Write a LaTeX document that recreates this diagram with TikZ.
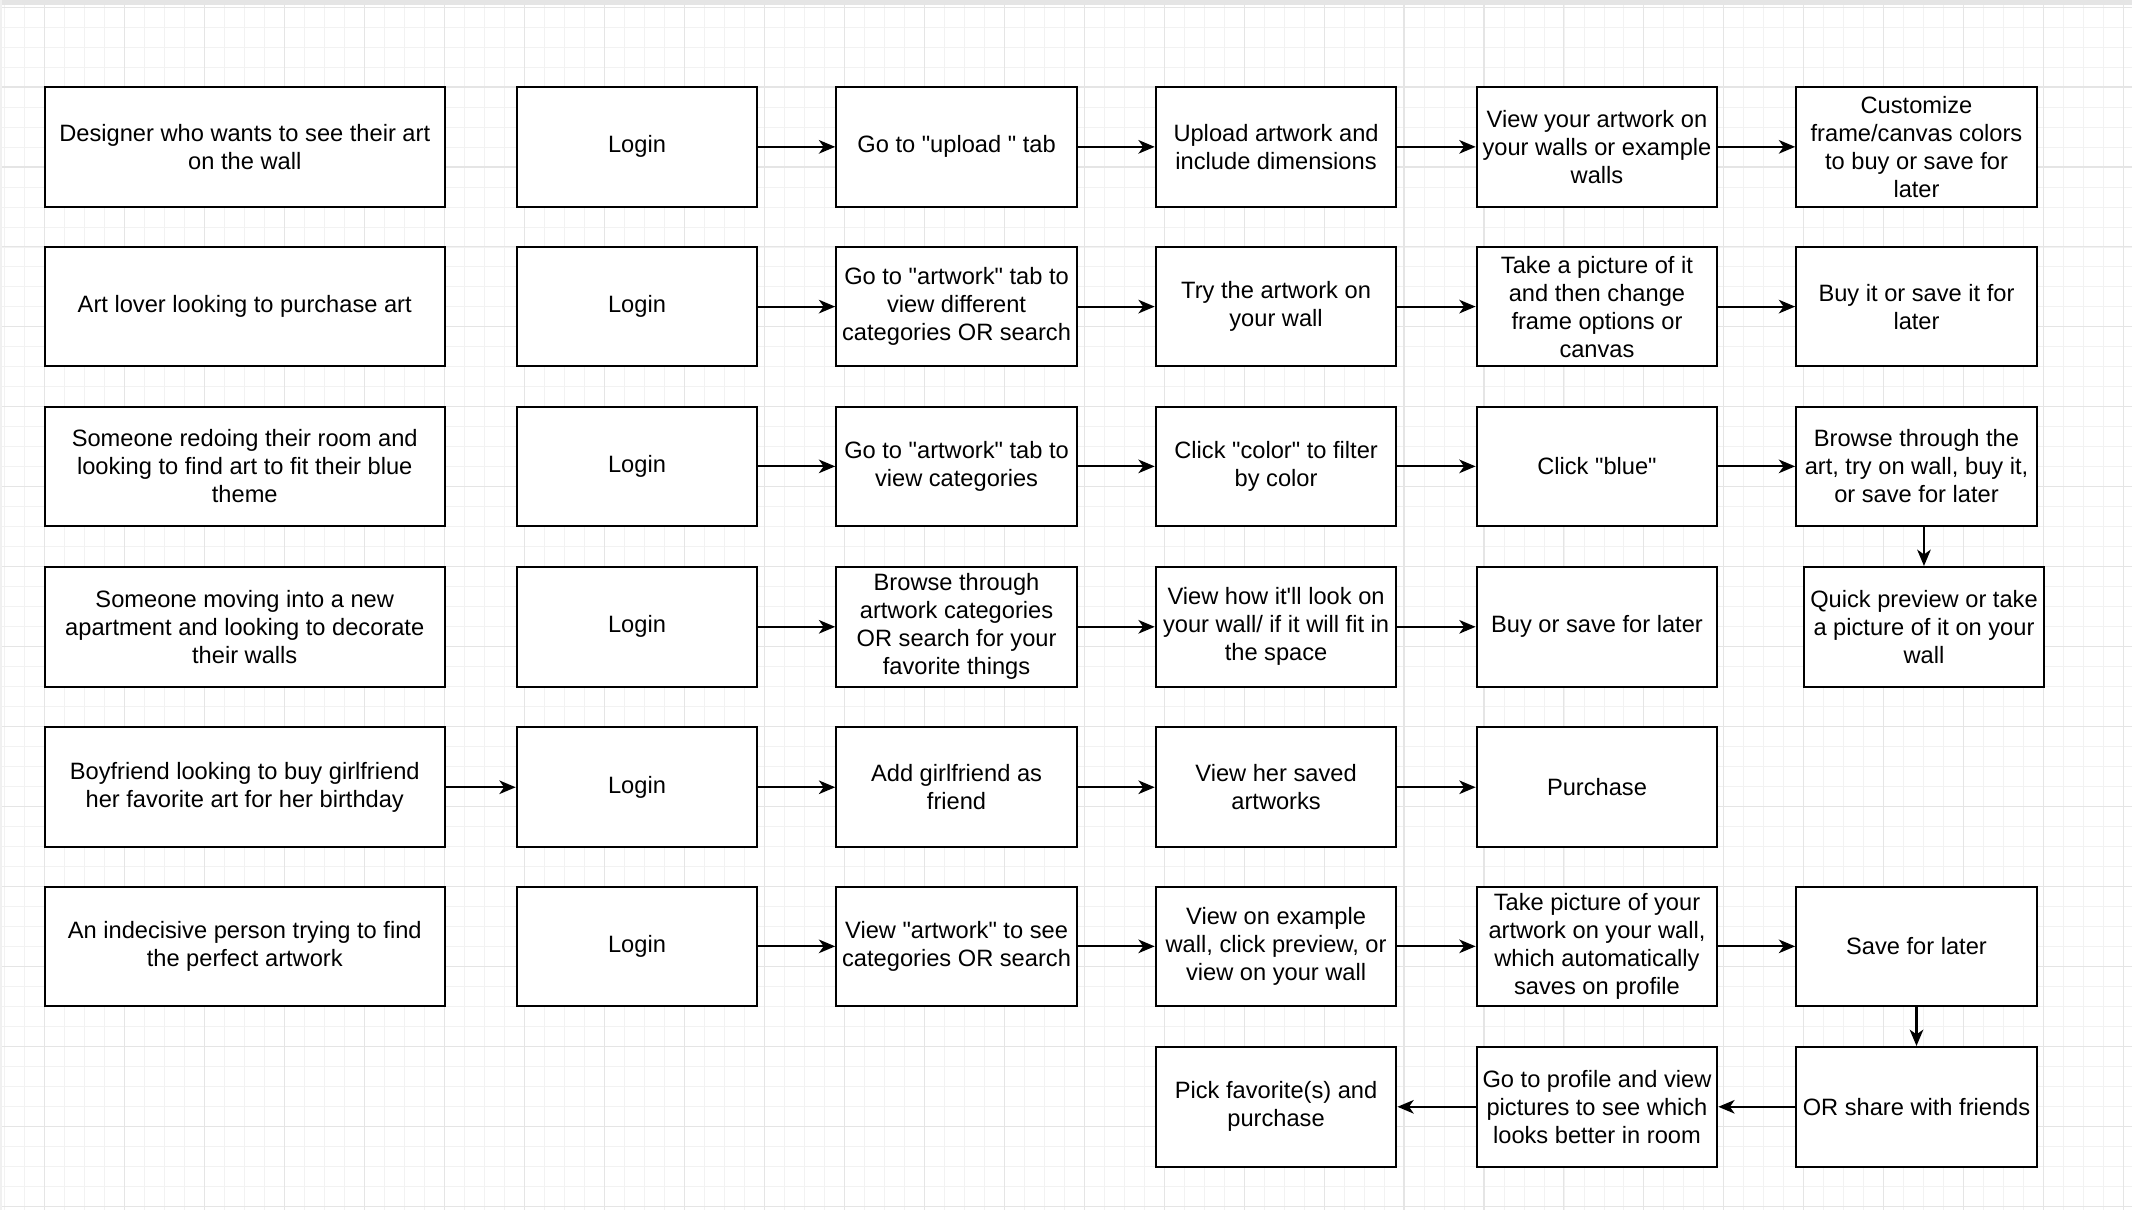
\documentclass[tikz,border=0pt]{standalone}
\usepackage{fontspec}
\newfontfamily\lsans{Liberation Sans}
\usetikzlibrary{arrows.meta}
\tikzset{
  minorgrid/.style={draw=black!5, line width=0.6pt},
  majorgrid/.style={draw=black!10, line width=0.8pt},
  box/.style={draw, line width=1.5pt, minimum width=177pt, minimum height=88pt,
    align=center, inner sep=0pt, fill=white, font=\lsans\fontsize{17.4}{20.6}\selectfont},
  widebox/.style={box, minimum width=294pt},
  arr/.style={-{Stealth[length=12pt,width=10pt,inset=3.5pt]}, line width=1.5pt}
}
\begin{document}
\begin{tikzpicture}[x=1pt,y=-1pt]
\fill[white] (0,0) rectangle (1568,890);
\useasboundingbox (0,0) rectangle (1568,890);
% grid
\foreach \i in {0,...,106} { \draw[minorgrid] ({3.6+\i*14.7},4) -- ({3.6+\i*14.7},890); }
\foreach \i in {0,...,60} { \draw[minorgrid] (0,{5.2+\i*14.7}) -- (1568,{5.2+\i*14.7}); }
\foreach \i in {0,...,26} { \draw[majorgrid] ({33+\i*58.8},4) -- ({33+\i*58.8},890); }
\foreach \i in {0,...,15} { \draw[majorgrid] (0,{5.2+\i*58.8}) -- (1568,{5.2+\i*58.8}); }
\fill[black!10] (0,0) rectangle (1568,4);
\fill[black!6] (0,0) rectangle (1.5,890);

% row 1
\node[widebox] (p1) at (180,108) {Designer who wants to see their art\\on the wall};
\node[box] (l1) at (468.5,108) {Login};
\node[box] (a1) at (703.5,108) {Go to "upload " tab};
\node[box] (b1) at (938.5,108) {Upload artwork and\\include dimensions};
\node[box] (c1) at (1174.5,108) {View your artwork on\\your walls or example\\walls};
\node[box] (d1) at (1409.5,108) {Customize\\frame/canvas colors\\to buy or save for\\later};
% row 2
\node[widebox] (p2) at (180,225.5) {Art lover looking to purchase art};
\node[box] (l2) at (468.5,225.5) {Login};
\node[box] (a2) at (703.5,225.5) {Go to "artwork" tab to\\view different\\categories OR search};
\node[box] (b2) at (938.5,225.5) {Try the artwork on\\your wall};
\node[box] (c2) at (1174.5,225.5) {Take a picture of it\\and then change\\frame options or\\canvas};
\node[box] (d2) at (1409.5,225.5) {Buy it or save it for\\later};
% row 3
\node[widebox] (p3) at (180,343) {Someone redoing their room and\\looking to find art to fit their blue\\theme};
\node[box] (l3) at (468.5,343) {Login};
\node[box] (a3) at (703.5,343) {Go to "artwork" tab to\\view categories};
\node[box] (b3) at (938.5,343) {Click "color" to filter\\by color};
\node[box] (c3) at (1174.5,343) {Click "blue"};
\node[box] (d3) at (1409.5,343) {Browse through the\\art, try on wall, buy it,\\or save for later};
% row 4
\node[widebox] (p4) at (180,461) {Someone moving into a new\\apartment and looking to decorate\\their walls};
\node[box] (l4) at (468.5,461) {Login};
\node[box] (a4) at (703.5,461) {Browse through\\artwork categories\\OR search for your\\favorite things};
\node[box] (b4) at (938.5,461) {View how it'll look on\\your wall/ if it will fit in\\the space};
\node[box] (c4) at (1174.5,461) {Buy or save for later};
\node[box] (d4) at (1415,461) {Quick preview or take\\a picture of it on your\\wall};
% row 5
\node[widebox] (p5) at (180,579) {Boyfriend looking to buy girlfriend\\her favorite art for her birthday};
\node[box] (l5) at (468.5,579) {Login};
\node[box] (a5) at (703.5,579) {Add girlfriend as\\friend};
\node[box] (b5) at (938.5,579) {View her saved\\artworks};
\node[box] (c5) at (1174.5,579) {Purchase};
% row 6
\node[widebox] (p6) at (180,696) {An indecisive person trying to find\\the perfect artwork};
\node[box] (l6) at (468.5,696) {Login};
\node[box] (a6) at (703.5,696) {View "artwork" to see\\categories OR search};
\node[box] (b6) at (938.5,696) {View on example\\wall, click preview, or\\view on your wall};
\node[box] (c6) at (1174.5,696) {Take picture of your\\artwork on your wall,\\which automatically\\saves on profile};
\node[box] (d6) at (1409.5,696) {Save for later};
% row 7
\node[box] (b7) at (938.5,814) {Pick favorite(s) and\\purchase};
\node[box] (c7) at (1174.5,814) {Go to profile and view\\pictures to see which\\looks better in room};
\node[box] (d7) at (1409.5,814) {OR share with friends};

% arrows
\draw[arr] (l1) -- (a1); \draw[arr] (a1) -- (b1); \draw[arr] (b1) -- (c1); \draw[arr] (c1) -- (d1);
\draw[arr] (l2) -- (a2); \draw[arr] (a2) -- (b2); \draw[arr] (b2) -- (c2); \draw[arr] (c2) -- (d2);
\draw[arr] (l3) -- (a3); \draw[arr] (a3) -- (b3); \draw[arr] (b3) -- (c3); \draw[arr] (c3) -- (d3);
\draw[arr] (d3.south -| d4.north) -- (d4.north);
\draw[arr] (l4) -- (a4); \draw[arr] (a4) -- (b4); \draw[arr] (b4) -- (c4);
\draw[arr] (p5) -- (l5); \draw[arr] (l5) -- (a5); \draw[arr] (a5) -- (b5); \draw[arr] (b5) -- (c5);
\draw[arr] (l6) -- (a6); \draw[arr] (a6) -- (b6); \draw[arr] (b6) -- (c6); \draw[arr] (c6) -- (d6);
\draw[arr] (d6) -- (d7);
\draw[arr] (d7) -- (c7); \draw[arr] (c7) -- (b7);
\end{tikzpicture}
\end{document}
----------
#### THE TASK:
Emit the lines of the material exactly, from its first line to the line containing "(0,0) rectangle (1.5,890);", inclusive; leave every picture out.

#### RESPONSE TO THE TASK:
Write a LaTeX document that recreates this diagram with TikZ.
\documentclass[tikz,border=0pt]{standalone}
\usepackage{fontspec}
\newfontfamily\lsans{Liberation Sans}
\usetikzlibrary{arrows.meta}
\tikzset{
  minorgrid/.style={draw=black!5, line width=0.6pt},
  majorgrid/.style={draw=black!10, line width=0.8pt},
  box/.style={draw, line width=1.5pt, minimum width=177pt, minimum height=88pt,
    align=center, inner sep=0pt, fill=white, font=\lsans\fontsize{17.4}{20.6}\selectfont},
  widebox/.style={box, minimum width=294pt},
  arr/.style={-{Stealth[length=12pt,width=10pt,inset=3.5pt]}, line width=1.5pt}
}
\begin{document}
\begin{tikzpicture}[x=1pt,y=-1pt]
\fill[white] (0,0) rectangle (1568,890);
\useasboundingbox (0,0) rectangle (1568,890);
% grid
\foreach \i in {0,...,106} { \draw[minorgrid] ({3.6+\i*14.7},4) -- ({3.6+\i*14.7},890); }
\foreach \i in {0,...,60} { \draw[minorgrid] (0,{5.2+\i*14.7}) -- (1568,{5.2+\i*14.7}); }
\foreach \i in {0,...,26} { \draw[majorgrid] ({33+\i*58.8},4) -- ({33+\i*58.8},890); }
\foreach \i in {0,...,15} { \draw[majorgrid] (0,{5.2+\i*58.8}) -- (1568,{5.2+\i*58.8}); }
\fill[black!10] (0,0) rectangle (1568,4);
\fill[black!6] (0,0) rectangle (1.5,890);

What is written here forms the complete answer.